Without including the pictures, copy out every line below.

-- start of Data section --

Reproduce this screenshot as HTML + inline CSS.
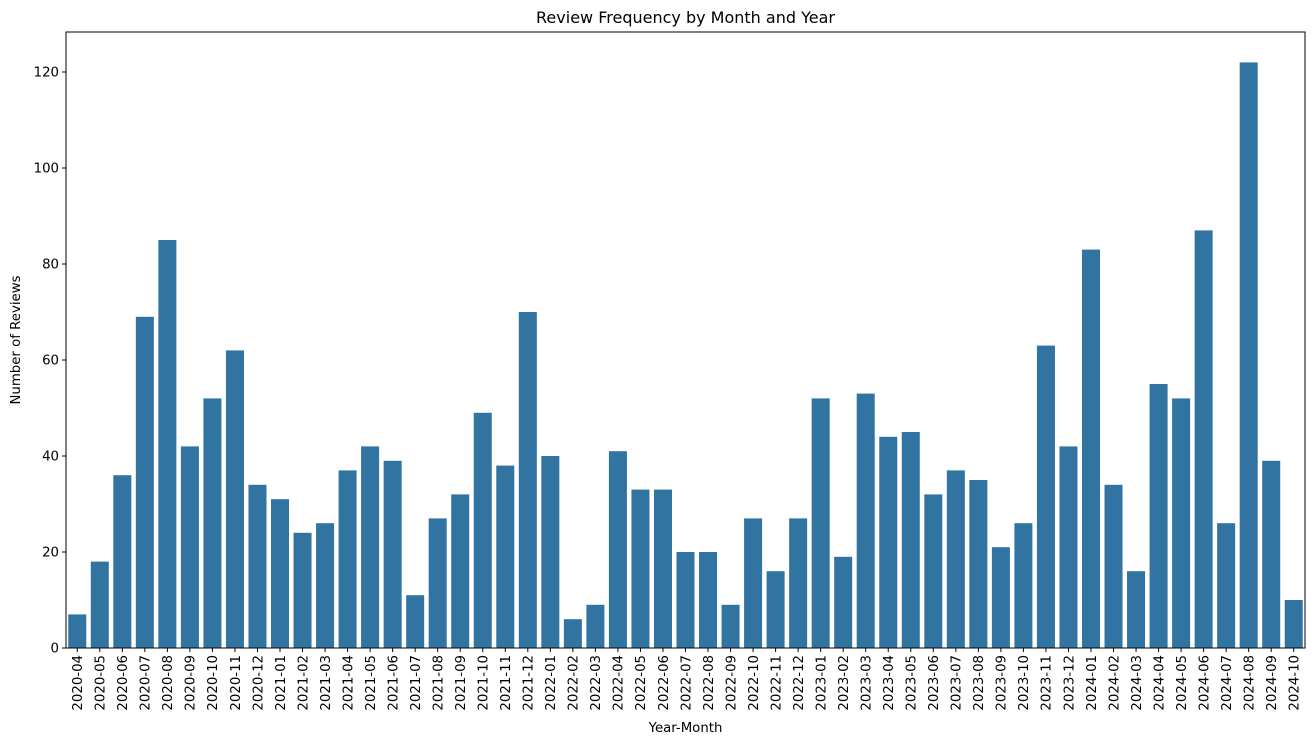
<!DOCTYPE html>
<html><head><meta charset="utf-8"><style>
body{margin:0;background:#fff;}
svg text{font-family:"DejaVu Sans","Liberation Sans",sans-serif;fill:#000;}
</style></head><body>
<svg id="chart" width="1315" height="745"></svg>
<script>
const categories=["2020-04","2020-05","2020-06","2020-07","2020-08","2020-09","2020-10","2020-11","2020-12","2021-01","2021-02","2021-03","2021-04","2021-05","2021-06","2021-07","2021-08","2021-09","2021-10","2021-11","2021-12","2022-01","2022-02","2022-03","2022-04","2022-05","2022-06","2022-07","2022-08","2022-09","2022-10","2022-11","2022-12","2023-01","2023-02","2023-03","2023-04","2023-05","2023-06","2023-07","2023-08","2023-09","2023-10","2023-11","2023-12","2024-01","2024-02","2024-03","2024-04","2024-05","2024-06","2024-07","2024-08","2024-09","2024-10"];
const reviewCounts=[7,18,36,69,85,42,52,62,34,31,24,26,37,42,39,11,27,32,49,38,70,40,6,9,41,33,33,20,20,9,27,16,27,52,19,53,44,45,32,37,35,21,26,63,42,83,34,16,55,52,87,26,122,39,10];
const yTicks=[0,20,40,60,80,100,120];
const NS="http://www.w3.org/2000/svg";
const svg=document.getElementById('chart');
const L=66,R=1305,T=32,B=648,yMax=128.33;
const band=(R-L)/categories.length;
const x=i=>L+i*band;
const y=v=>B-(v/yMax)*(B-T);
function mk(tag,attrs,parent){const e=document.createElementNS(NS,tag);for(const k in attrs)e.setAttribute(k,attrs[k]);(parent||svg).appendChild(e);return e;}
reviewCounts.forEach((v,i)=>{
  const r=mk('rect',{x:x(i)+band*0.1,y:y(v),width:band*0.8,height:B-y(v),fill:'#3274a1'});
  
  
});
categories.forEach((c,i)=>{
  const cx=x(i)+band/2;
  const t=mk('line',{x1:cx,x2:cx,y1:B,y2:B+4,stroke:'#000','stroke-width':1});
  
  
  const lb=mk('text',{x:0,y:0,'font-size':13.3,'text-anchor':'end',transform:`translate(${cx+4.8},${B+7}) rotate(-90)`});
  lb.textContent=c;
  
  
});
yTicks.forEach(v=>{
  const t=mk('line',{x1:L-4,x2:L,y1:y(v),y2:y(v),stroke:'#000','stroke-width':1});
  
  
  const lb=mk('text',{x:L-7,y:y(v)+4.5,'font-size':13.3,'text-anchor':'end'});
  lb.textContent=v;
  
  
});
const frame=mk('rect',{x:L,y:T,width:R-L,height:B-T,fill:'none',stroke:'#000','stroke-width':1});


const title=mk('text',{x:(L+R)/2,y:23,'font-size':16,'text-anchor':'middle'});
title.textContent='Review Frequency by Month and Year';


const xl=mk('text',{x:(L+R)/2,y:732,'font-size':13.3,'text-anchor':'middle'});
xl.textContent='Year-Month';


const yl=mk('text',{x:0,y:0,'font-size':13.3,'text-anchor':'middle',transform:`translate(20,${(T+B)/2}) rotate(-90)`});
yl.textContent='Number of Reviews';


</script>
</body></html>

-- end of Data section --

*Answer to this task:*
Reproduce this screenshot as HTML + inline CSS.
<!DOCTYPE html>
<html><head><meta charset="utf-8"><style>
body{margin:0;background:#fff;}
svg text{font-family:"DejaVu Sans","Liberation Sans",sans-serif;fill:#000;}
</style></head><body>
<svg id="chart" width="1315" height="745"></svg>
<script>
const categories=["2020-04","2020-05","2020-06","2020-07","2020-08","2020-09","2020-10","2020-11","2020-12","2021-01","2021-02","2021-03","2021-04","2021-05","2021-06","2021-07","2021-08","2021-09","2021-10","2021-11","2021-12","2022-01","2022-02","2022-03","2022-04","2022-05","2022-06","2022-07","2022-08","2022-09","2022-10","2022-11","2022-12","2023-01","2023-02","2023-03","2023-04","2023-05","2023-06","2023-07","2023-08","2023-09","2023-10","2023-11","2023-12","2024-01","2024-02","2024-03","2024-04","2024-05","2024-06","2024-07","2024-08","2024-09","2024-10"];
const reviewCounts=[7,18,36,69,85,42,52,62,34,31,24,26,37,42,39,11,27,32,49,38,70,40,6,9,41,33,33,20,20,9,27,16,27,52,19,53,44,45,32,37,35,21,26,63,42,83,34,16,55,52,87,26,122,39,10];
const yTicks=[0,20,40,60,80,100,120];
const NS="http://www.w3.org/2000/svg";
const svg=document.getElementById('chart');
const L=66,R=1305,T=32,B=648,yMax=128.33;
const band=(R-L)/categories.length;
const x=i=>L+i*band;
const y=v=>B-(v/yMax)*(B-T);
function mk(tag,attrs,parent){const e=document.createElementNS(NS,tag);for(const k in attrs)e.setAttribute(k,attrs[k]);(parent||svg).appendChild(e);return e;}
reviewCounts.forEach((v,i)=>{
  const r=mk('rect',{x:x(i)+band*0.1,y:y(v),width:band*0.8,height:B-y(v),fill:'#3274a1'});
  
  
});
categories.forEach((c,i)=>{
  const cx=x(i)+band/2;
  const t=mk('line',{x1:cx,x2:cx,y1:B,y2:B+4,stroke:'#000','stroke-width':1});
  
  
  const lb=mk('text',{x:0,y:0,'font-size':13.3,'text-anchor':'end',transform:`translate(${cx+4.8},${B+7}) rotate(-90)`});
  lb.textContent=c;
  
  
});
yTicks.forEach(v=>{
  const t=mk('line',{x1:L-4,x2:L,y1:y(v),y2:y(v),stroke:'#000','stroke-width':1});
  
  
  const lb=mk('text',{x:L-7,y:y(v)+4.5,'font-size':13.3,'text-anchor':'end'});
  lb.textContent=v;
  
  
});
const frame=mk('rect',{x:L,y:T,width:R-L,height:B-T,fill:'none',stroke:'#000','stroke-width':1});


const title=mk('text',{x:(L+R)/2,y:23,'font-size':16,'text-anchor':'middle'});
title.textContent='Review Frequency by Month and Year';


const xl=mk('text',{x:(L+R)/2,y:732,'font-size':13.3,'text-anchor':'middle'});
xl.textContent='Year-Month';


const yl=mk('text',{x:0,y:0,'font-size':13.3,'text-anchor':'middle',transform:`translate(20,${(T+B)/2}) rotate(-90)`});
yl.textContent='Number of Reviews';


</script>
</body></html>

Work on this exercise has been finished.